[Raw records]
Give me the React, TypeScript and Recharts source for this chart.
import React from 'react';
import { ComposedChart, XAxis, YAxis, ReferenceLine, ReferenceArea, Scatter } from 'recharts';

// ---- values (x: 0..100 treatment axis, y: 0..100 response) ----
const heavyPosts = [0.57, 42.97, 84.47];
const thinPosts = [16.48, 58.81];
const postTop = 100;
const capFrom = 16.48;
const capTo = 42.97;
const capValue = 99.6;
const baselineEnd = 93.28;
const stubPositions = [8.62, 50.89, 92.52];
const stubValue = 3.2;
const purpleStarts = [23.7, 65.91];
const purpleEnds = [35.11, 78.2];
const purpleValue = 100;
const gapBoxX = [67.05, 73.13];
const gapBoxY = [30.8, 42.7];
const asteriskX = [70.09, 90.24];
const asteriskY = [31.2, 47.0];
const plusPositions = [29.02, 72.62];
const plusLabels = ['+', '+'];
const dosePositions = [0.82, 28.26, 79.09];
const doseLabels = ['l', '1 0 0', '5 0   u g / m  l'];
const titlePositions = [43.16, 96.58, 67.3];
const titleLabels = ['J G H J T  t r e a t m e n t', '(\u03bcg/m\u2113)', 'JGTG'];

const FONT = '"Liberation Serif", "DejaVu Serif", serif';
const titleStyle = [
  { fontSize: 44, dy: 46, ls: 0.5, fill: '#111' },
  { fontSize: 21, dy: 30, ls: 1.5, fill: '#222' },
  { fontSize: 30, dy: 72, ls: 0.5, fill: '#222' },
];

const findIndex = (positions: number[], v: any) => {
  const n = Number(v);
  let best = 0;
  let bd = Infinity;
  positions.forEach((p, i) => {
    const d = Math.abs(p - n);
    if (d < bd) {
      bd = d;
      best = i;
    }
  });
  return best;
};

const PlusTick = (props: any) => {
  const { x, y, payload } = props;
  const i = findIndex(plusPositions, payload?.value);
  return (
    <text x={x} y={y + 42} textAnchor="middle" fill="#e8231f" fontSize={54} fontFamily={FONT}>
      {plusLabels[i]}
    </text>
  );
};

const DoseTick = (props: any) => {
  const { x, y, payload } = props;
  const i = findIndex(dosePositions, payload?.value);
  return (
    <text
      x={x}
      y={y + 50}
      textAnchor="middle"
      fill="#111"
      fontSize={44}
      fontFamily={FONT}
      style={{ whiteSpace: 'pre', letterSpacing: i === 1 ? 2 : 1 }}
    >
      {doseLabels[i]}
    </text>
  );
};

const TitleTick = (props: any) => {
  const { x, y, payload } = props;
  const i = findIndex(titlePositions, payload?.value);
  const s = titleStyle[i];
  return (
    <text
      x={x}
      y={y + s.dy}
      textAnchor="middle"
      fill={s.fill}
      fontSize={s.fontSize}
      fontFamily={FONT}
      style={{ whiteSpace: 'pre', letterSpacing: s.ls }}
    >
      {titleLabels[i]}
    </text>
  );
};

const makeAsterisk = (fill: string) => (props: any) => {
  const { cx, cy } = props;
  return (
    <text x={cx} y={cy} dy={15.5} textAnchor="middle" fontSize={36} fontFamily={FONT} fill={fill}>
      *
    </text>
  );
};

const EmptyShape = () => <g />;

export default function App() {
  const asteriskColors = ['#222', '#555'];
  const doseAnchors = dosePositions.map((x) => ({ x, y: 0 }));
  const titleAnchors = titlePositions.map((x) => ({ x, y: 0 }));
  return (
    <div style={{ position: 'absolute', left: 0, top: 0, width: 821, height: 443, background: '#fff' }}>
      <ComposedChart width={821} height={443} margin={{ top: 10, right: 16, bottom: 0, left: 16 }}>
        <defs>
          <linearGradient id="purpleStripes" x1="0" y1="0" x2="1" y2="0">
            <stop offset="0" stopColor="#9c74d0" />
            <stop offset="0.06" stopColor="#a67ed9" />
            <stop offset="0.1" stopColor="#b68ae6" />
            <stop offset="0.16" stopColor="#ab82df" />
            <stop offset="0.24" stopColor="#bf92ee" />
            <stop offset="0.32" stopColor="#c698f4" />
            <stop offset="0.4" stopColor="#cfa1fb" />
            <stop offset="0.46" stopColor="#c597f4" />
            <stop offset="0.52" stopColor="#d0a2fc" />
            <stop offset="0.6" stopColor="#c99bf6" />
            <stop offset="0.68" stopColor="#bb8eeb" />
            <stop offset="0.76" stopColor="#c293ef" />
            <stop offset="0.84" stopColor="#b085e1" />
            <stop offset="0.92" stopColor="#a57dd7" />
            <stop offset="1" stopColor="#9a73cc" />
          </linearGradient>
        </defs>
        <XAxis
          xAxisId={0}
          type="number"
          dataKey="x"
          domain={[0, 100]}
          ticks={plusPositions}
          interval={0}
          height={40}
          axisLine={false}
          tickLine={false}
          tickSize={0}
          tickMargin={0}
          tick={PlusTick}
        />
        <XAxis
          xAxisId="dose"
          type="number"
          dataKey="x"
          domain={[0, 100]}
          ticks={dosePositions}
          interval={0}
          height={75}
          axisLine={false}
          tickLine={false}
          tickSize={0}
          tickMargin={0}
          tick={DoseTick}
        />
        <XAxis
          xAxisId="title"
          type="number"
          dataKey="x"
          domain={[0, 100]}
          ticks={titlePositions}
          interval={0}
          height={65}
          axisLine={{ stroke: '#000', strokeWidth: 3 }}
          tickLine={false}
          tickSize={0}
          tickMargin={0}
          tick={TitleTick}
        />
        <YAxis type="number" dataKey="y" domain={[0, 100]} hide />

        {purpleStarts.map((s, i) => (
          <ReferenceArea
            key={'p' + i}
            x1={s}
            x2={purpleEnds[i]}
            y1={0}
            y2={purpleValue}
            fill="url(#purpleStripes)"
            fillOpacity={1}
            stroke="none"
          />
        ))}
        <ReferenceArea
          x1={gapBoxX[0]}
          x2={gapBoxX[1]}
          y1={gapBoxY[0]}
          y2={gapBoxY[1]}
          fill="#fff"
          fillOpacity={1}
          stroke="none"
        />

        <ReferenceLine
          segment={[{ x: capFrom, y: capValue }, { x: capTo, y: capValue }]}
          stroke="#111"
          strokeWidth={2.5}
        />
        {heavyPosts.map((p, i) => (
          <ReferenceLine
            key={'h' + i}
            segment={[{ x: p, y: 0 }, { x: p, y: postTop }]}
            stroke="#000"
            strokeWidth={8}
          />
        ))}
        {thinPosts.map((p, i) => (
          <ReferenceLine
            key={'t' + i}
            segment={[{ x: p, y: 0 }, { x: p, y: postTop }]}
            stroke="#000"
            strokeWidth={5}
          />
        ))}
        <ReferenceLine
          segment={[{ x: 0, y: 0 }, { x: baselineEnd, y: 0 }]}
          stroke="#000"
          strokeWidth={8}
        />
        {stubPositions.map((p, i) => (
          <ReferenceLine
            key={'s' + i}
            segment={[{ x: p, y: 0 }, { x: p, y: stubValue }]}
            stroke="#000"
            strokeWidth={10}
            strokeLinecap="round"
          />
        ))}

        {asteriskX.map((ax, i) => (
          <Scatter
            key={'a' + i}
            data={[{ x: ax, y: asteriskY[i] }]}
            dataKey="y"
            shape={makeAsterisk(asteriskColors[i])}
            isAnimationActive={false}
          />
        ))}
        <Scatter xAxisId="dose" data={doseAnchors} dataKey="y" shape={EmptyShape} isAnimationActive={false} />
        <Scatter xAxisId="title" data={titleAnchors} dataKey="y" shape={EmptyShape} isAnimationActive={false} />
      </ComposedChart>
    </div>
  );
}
...
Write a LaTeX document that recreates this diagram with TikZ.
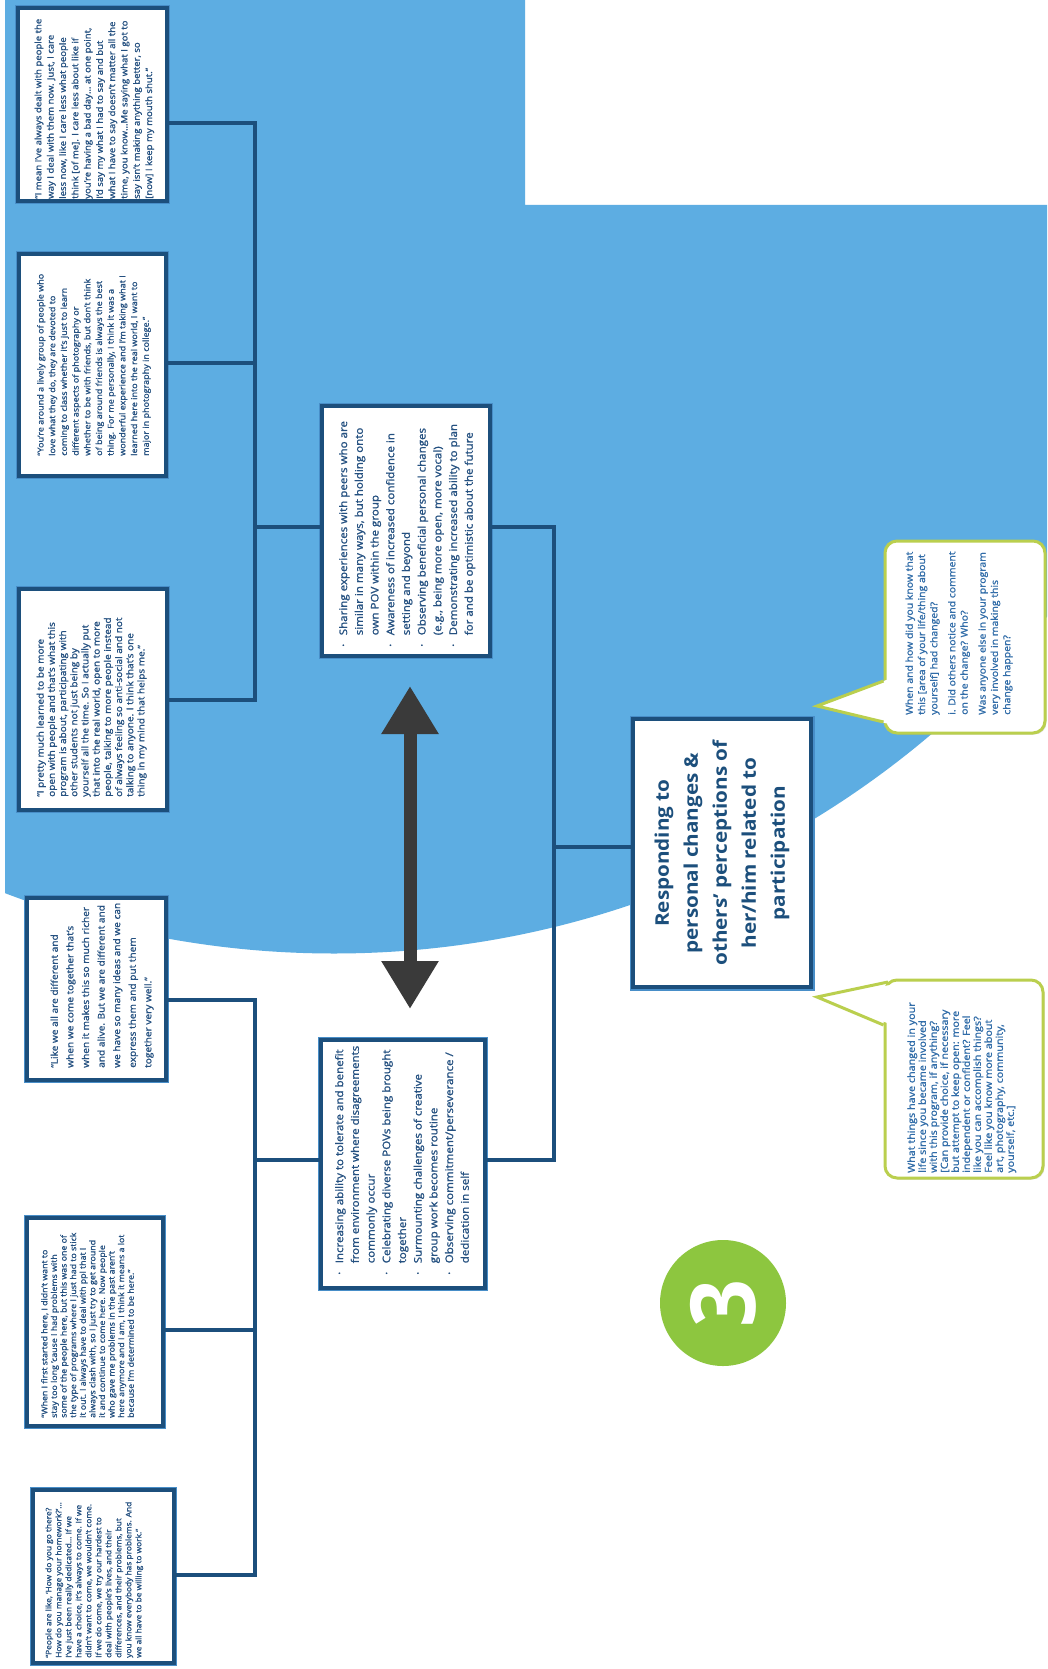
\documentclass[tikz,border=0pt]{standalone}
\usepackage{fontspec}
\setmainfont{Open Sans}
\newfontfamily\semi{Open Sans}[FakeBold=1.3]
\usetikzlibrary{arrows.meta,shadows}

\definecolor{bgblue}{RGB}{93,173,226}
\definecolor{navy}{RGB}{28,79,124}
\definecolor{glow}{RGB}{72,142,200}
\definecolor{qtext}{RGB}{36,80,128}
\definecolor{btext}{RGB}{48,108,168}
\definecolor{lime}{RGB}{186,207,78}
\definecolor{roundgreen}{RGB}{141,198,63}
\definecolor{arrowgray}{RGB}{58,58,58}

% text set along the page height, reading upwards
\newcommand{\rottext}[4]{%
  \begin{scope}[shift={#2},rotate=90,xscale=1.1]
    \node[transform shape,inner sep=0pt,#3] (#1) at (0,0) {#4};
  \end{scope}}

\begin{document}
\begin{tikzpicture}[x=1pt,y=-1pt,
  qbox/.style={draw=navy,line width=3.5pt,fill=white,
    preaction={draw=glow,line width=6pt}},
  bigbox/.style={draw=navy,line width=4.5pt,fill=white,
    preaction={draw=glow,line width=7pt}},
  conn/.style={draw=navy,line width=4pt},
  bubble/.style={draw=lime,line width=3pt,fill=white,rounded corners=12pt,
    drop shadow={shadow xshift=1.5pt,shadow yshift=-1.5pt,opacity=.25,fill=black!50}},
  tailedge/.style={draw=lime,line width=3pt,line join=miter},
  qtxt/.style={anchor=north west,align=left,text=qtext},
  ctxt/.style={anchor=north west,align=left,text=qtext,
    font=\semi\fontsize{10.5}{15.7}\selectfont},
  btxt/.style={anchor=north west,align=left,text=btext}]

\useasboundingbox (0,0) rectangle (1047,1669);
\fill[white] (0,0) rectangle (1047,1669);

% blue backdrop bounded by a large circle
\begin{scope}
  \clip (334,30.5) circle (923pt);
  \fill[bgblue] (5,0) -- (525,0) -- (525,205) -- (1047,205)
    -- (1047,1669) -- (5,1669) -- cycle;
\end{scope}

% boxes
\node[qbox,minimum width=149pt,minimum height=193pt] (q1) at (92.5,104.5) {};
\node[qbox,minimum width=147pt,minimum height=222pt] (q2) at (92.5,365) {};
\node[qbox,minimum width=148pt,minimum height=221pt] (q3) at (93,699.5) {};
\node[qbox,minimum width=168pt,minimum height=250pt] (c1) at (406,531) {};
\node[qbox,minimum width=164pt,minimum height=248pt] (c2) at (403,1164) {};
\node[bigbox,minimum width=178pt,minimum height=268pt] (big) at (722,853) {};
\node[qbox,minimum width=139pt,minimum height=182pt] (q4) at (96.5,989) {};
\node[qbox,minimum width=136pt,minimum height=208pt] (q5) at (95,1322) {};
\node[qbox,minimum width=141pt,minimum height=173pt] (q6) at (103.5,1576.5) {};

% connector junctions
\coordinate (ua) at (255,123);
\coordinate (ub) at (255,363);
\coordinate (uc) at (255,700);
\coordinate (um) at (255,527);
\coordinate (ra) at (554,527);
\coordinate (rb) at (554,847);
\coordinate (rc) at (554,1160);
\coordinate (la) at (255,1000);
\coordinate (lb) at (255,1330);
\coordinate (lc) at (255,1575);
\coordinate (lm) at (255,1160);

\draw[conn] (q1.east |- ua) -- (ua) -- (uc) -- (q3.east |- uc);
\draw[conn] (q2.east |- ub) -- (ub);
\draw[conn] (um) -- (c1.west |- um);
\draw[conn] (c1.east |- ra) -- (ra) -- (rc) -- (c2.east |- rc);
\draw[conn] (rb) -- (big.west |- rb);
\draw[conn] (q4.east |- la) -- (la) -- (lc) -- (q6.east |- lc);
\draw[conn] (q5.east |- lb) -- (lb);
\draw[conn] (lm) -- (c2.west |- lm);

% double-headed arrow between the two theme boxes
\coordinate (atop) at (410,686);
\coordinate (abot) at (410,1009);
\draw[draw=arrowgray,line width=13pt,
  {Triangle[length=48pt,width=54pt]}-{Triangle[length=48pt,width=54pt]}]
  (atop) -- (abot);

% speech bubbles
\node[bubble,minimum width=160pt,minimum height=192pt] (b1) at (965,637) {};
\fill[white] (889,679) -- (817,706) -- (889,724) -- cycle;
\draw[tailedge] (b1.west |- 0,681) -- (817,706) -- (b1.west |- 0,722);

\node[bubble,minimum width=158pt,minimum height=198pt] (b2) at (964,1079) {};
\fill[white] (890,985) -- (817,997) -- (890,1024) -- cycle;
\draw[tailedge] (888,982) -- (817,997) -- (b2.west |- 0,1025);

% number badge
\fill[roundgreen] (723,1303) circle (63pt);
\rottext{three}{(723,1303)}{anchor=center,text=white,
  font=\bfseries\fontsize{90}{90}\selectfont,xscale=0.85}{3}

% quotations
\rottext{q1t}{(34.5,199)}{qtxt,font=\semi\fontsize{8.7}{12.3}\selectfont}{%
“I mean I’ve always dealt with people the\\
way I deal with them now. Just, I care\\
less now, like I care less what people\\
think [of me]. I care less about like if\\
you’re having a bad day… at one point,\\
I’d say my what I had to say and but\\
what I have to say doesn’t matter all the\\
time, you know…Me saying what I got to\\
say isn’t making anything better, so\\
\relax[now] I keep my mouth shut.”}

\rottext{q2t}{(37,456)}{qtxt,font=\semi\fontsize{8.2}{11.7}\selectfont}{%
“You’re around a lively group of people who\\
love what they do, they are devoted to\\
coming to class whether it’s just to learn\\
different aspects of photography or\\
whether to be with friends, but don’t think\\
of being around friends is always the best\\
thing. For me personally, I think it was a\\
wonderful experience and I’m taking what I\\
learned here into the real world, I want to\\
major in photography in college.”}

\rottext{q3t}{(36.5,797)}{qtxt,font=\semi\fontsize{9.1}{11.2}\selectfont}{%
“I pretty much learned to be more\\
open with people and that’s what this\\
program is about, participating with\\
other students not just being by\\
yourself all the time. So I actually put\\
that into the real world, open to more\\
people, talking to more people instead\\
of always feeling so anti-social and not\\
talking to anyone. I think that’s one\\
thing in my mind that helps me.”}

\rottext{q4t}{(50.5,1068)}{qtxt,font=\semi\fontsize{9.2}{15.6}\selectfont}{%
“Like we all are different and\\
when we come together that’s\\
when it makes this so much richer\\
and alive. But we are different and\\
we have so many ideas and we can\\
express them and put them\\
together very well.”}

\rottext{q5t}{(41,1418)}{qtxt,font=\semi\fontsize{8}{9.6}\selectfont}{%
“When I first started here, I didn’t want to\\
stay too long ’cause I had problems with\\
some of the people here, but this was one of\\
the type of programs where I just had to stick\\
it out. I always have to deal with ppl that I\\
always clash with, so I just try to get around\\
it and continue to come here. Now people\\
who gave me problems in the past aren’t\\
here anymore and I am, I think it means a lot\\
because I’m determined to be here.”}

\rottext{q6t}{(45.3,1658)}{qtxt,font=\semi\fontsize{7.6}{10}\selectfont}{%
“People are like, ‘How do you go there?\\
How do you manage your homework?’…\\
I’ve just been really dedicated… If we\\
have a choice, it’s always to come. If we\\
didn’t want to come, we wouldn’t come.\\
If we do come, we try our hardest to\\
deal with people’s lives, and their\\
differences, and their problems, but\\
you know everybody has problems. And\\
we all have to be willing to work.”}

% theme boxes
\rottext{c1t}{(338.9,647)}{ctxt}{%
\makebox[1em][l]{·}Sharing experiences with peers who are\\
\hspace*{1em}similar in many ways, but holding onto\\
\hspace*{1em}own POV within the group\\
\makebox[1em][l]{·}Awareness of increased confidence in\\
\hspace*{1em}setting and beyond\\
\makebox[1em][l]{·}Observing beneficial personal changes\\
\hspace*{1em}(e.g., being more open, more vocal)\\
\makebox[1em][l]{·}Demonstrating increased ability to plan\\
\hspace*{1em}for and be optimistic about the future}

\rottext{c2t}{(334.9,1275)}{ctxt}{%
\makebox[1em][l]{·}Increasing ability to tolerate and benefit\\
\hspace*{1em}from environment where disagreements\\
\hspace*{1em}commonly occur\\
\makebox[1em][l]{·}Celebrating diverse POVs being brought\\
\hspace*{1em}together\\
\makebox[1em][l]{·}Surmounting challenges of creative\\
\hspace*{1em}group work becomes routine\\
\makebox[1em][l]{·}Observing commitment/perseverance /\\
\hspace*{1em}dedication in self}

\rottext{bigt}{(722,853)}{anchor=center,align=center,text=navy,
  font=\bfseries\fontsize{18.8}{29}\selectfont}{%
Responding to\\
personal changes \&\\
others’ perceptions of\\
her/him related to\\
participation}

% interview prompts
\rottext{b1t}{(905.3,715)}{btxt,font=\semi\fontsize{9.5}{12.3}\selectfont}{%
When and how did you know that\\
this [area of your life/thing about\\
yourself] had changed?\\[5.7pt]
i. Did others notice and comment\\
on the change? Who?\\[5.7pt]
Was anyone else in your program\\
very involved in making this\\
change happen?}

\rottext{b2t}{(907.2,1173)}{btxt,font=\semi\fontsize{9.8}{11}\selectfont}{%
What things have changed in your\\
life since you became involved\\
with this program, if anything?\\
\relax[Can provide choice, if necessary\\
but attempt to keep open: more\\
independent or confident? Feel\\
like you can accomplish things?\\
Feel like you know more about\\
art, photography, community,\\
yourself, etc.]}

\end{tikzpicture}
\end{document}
==
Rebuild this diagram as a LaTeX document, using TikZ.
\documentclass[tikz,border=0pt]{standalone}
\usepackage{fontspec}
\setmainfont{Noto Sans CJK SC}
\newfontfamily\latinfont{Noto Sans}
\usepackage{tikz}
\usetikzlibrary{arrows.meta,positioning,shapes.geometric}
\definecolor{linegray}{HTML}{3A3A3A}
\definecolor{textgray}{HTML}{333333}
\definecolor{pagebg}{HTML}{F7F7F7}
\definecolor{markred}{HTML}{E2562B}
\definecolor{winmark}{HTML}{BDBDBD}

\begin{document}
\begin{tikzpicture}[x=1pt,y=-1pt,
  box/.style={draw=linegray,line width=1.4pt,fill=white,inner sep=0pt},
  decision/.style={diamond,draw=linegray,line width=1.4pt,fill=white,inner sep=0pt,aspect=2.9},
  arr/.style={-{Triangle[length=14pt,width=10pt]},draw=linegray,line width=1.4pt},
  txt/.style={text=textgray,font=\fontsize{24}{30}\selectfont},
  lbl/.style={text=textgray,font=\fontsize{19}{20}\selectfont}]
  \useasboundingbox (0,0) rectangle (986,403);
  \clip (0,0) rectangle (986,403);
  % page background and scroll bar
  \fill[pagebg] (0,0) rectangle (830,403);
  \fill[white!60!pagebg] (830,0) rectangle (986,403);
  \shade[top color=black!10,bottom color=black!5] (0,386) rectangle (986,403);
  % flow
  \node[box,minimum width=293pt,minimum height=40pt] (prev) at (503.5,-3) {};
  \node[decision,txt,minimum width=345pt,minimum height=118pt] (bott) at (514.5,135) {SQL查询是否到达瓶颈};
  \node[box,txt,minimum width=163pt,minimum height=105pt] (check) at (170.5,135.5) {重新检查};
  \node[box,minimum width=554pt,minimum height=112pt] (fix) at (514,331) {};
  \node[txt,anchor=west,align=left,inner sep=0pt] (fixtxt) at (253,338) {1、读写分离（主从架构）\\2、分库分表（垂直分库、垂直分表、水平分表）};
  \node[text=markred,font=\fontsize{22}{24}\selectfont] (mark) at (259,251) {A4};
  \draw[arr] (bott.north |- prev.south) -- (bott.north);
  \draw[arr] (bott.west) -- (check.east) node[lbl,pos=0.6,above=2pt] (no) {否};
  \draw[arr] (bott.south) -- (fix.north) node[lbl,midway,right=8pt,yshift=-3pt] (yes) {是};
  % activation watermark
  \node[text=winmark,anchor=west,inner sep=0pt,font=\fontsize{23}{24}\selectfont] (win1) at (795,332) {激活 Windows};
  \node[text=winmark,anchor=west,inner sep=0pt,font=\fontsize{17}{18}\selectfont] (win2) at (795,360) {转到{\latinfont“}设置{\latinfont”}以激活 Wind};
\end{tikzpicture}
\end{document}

◆ Stated problem: Track down every line of the material containing the string "LaTeX", and copy it.

◆ Answer to the task:
Write a LaTeX document that recreates this diagram with TikZ.
Rebuild this diagram as a LaTeX document, using TikZ.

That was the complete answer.